The group’s commitment to protecting and restoring beaches is stronger than ever, Flynn says. Surfrider’s Blue Water Task Force program, which includes storm-drain stenciling to warn people against dumping pollutants, as well as water testing to monitor quality, has been widely praised. Republican Congressman Brian P. Bilbray of San Diego recently co-authored a bill to establish a national ocean-water quality standard, which, he says, was inspired partly by Surfrider’s activism. And the group is documenting physical characteristics of beaches around the country to help gauge changes along coastlines. “This is a first-of-its-kind grass-roots beach-mapping program,” Flynn says. “We’re arming the volunteers.”
Flynn, as part of that effort, is developing a program to teach the volunteers skills such as campaign planning, media relations and fund-raising. The program will lead to a greater show of force around the country, Flynn says. “These people are getting positively politicized.”

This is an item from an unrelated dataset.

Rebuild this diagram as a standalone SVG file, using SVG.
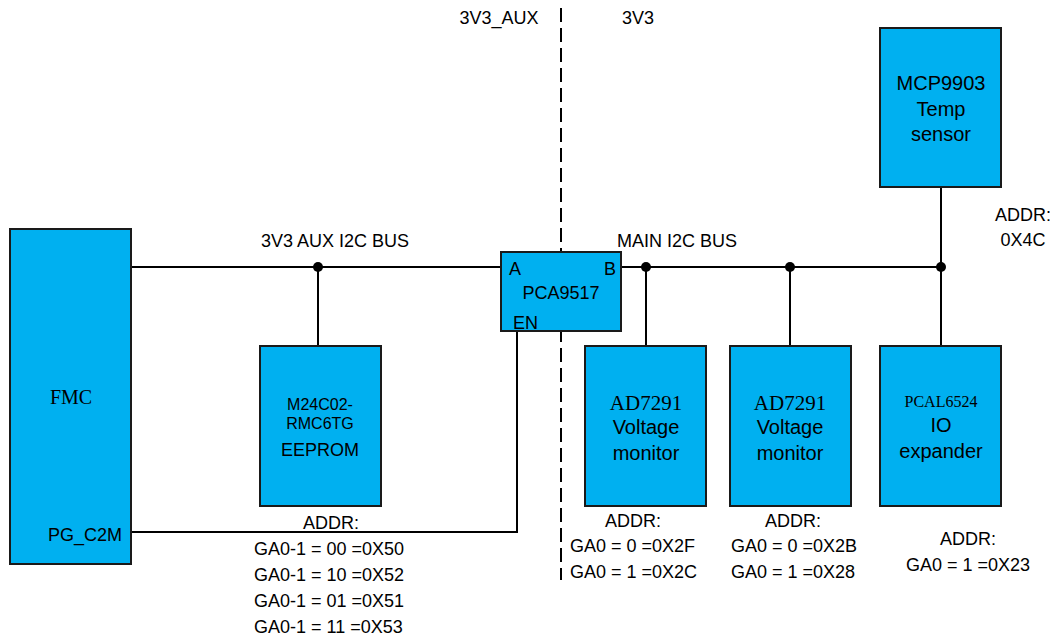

Another Flynn goal, doubling Surfrider’s membership over the next few years, might be hard to achieve. The surfer-bohemian mind set is antithetical to joining, some argue. “We used to joke that trying to organize surfers is like trying to herd cats,” chuckles former board member Ward Smith. Flynn says that although that may be true, Surfrider will sign up anyone who enjoys swimming at their local beach–or even carving up epic waves faraway, as he did recently. He looks across his desk and grins.
“Did you see it?” he asks, referring to a photograph of him in the curl of a Fijian wave on Surfrider’s Web site, http://www.surfrider.org. “That was the best barrel I’ve had in my life. I free-fell down the face and pulled into the pipe,” he says. He gestures wildly, forming wave shapes with his hands, struggling to describe the indescribable. “I remember the sound, the vortex. It was an awesome experience. I close my eyes and can feel the thing.”
Flynn leans back in his chair and shuts his eyes. “The longer you live, the more you realize that a {good} swell is a very rare and precious thing,” he says. “You don’t want to miss that.”